• Available data
»»

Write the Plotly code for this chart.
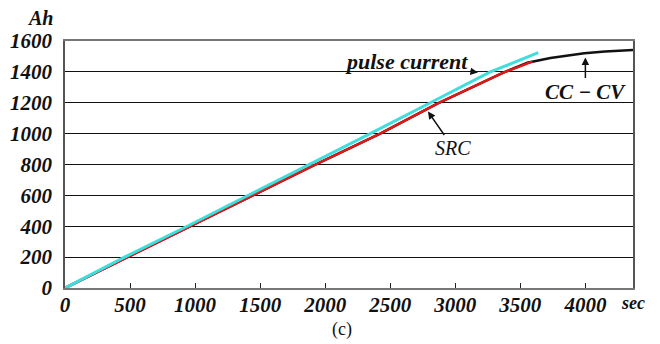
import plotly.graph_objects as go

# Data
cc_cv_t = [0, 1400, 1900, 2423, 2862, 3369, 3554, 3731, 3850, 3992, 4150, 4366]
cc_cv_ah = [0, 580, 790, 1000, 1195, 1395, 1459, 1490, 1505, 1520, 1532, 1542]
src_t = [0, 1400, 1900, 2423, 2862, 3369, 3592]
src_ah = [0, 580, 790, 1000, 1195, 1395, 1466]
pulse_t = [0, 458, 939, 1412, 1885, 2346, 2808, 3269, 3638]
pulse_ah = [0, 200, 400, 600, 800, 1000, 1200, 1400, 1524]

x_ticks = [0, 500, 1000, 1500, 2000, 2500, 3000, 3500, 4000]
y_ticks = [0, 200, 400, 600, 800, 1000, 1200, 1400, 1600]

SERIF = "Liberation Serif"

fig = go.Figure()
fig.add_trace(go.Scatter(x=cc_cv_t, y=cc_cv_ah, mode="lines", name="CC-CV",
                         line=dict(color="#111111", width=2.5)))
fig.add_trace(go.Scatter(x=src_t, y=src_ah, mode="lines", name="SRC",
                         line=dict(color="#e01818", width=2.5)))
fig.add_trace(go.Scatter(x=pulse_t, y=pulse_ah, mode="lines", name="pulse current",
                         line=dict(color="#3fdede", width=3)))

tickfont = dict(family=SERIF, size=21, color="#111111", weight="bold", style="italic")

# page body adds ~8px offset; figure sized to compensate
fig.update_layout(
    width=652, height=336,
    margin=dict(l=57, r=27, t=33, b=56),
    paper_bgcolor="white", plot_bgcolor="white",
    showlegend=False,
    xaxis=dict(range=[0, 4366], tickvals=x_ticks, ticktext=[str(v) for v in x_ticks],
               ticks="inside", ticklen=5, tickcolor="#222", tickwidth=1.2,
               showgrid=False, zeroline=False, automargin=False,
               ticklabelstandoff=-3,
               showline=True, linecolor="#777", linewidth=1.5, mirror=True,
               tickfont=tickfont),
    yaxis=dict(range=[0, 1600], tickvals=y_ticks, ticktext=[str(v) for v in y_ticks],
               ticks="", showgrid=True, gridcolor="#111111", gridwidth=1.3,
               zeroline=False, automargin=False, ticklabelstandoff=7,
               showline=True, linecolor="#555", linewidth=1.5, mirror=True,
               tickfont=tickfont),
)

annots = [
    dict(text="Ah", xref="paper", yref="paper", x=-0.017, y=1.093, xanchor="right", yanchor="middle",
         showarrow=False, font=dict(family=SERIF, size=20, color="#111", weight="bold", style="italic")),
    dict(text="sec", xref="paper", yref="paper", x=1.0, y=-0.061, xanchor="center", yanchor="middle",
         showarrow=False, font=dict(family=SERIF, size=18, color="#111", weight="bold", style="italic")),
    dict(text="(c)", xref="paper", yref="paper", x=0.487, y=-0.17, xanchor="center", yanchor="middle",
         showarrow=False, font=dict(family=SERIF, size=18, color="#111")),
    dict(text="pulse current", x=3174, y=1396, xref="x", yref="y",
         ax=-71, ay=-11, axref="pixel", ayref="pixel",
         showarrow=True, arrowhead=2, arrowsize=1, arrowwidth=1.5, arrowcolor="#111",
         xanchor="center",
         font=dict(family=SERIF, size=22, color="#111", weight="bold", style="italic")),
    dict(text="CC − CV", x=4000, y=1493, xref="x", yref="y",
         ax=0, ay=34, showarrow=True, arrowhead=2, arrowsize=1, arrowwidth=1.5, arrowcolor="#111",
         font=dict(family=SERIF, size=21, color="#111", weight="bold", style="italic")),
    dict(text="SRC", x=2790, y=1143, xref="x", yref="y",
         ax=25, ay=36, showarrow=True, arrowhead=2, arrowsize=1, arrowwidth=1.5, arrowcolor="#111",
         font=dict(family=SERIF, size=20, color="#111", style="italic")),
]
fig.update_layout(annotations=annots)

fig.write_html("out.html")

««

• The exercise
Copy out the data above exactly, except the pictures.

• The answer
Write the Plotly code for this chart.
import plotly.graph_objects as go

# Data
cc_cv_t = [0, 1400, 1900, 2423, 2862, 3369, 3554, 3731, 3850, 3992, 4150, 4366]
cc_cv_ah = [0, 580, 790, 1000, 1195, 1395, 1459, 1490, 1505, 1520, 1532, 1542]
src_t = [0, 1400, 1900, 2423, 2862, 3369, 3592]
src_ah = [0, 580, 790, 1000, 1195, 1395, 1466]
pulse_t = [0, 458, 939, 1412, 1885, 2346, 2808, 3269, 3638]
pulse_ah = [0, 200, 400, 600, 800, 1000, 1200, 1400, 1524]

x_ticks = [0, 500, 1000, 1500, 2000, 2500, 3000, 3500, 4000]
y_ticks = [0, 200, 400, 600, 800, 1000, 1200, 1400, 1600]

SERIF = "Liberation Serif"

fig = go.Figure()
fig.add_trace(go.Scatter(x=cc_cv_t, y=cc_cv_ah, mode="lines", name="CC-CV",
                         line=dict(color="#111111", width=2.5)))
fig.add_trace(go.Scatter(x=src_t, y=src_ah, mode="lines", name="SRC",
                         line=dict(color="#e01818", width=2.5)))
fig.add_trace(go.Scatter(x=pulse_t, y=pulse_ah, mode="lines", name="pulse current",
                         line=dict(color="#3fdede", width=3)))

tickfont = dict(family=SERIF, size=21, color="#111111", weight="bold", style="italic")

# page body adds ~8px offset; figure sized to compensate
fig.update_layout(
    width=652, height=336,
    margin=dict(l=57, r=27, t=33, b=56),
    paper_bgcolor="white", plot_bgcolor="white",
    showlegend=False,
    xaxis=dict(range=[0, 4366], tickvals=x_ticks, ticktext=[str(v) for v in x_ticks],
               ticks="inside", ticklen=5, tickcolor="#222", tickwidth=1.2,
               showgrid=False, zeroline=False, automargin=False,
               ticklabelstandoff=-3,
               showline=True, linecolor="#777", linewidth=1.5, mirror=True,
               tickfont=tickfont),
    yaxis=dict(range=[0, 1600], tickvals=y_ticks, ticktext=[str(v) for v in y_ticks],
               ticks="", showgrid=True, gridcolor="#111111", gridwidth=1.3,
               zeroline=False, automargin=False, ticklabelstandoff=7,
               showline=True, linecolor="#555", linewidth=1.5, mirror=True,
               tickfont=tickfont),
)

annots = [
    dict(text="Ah", xref="paper", yref="paper", x=-0.017, y=1.093, xanchor="right", yanchor="middle",
         showarrow=False, font=dict(family=SERIF, size=20, color="#111", weight="bold", style="italic")),
    dict(text="sec", xref="paper", yref="paper", x=1.0, y=-0.061, xanchor="center", yanchor="middle",
         showarrow=False, font=dict(family=SERIF, size=18, color="#111", weight="bold", style="italic")),
    dict(text="(c)", xref="paper", yref="paper", x=0.487, y=-0.17, xanchor="center", yanchor="middle",
         showarrow=False, font=dict(family=SERIF, size=18, color="#111")),
    dict(text="pulse current", x=3174, y=1396, xref="x", yref="y",
         ax=-71, ay=-11, axref="pixel", ayref="pixel",
         showarrow=True, arrowhead=2, arrowsize=1, arrowwidth=1.5, arrowcolor="#111",
         xanchor="center",
         font=dict(family=SERIF, size=22, color="#111", weight="bold", style="italic")),
    dict(text="CC − CV", x=4000, y=1493, xref="x", yref="y",
         ax=0, ay=34, showarrow=True, arrowhead=2, arrowsize=1, arrowwidth=1.5, arrowcolor="#111",
         font=dict(family=SERIF, size=21, color="#111", weight="bold", style="italic")),
    dict(text="SRC", x=2790, y=1143, xref="x", yref="y",
         ax=25, ay=36, showarrow=True, arrowhead=2, arrowsize=1, arrowwidth=1.5, arrowcolor="#111",
         font=dict(family=SERIF, size=20, color="#111", style="italic")),
]
fig.update_layout(annotations=annots)

fig.write_html("out.html")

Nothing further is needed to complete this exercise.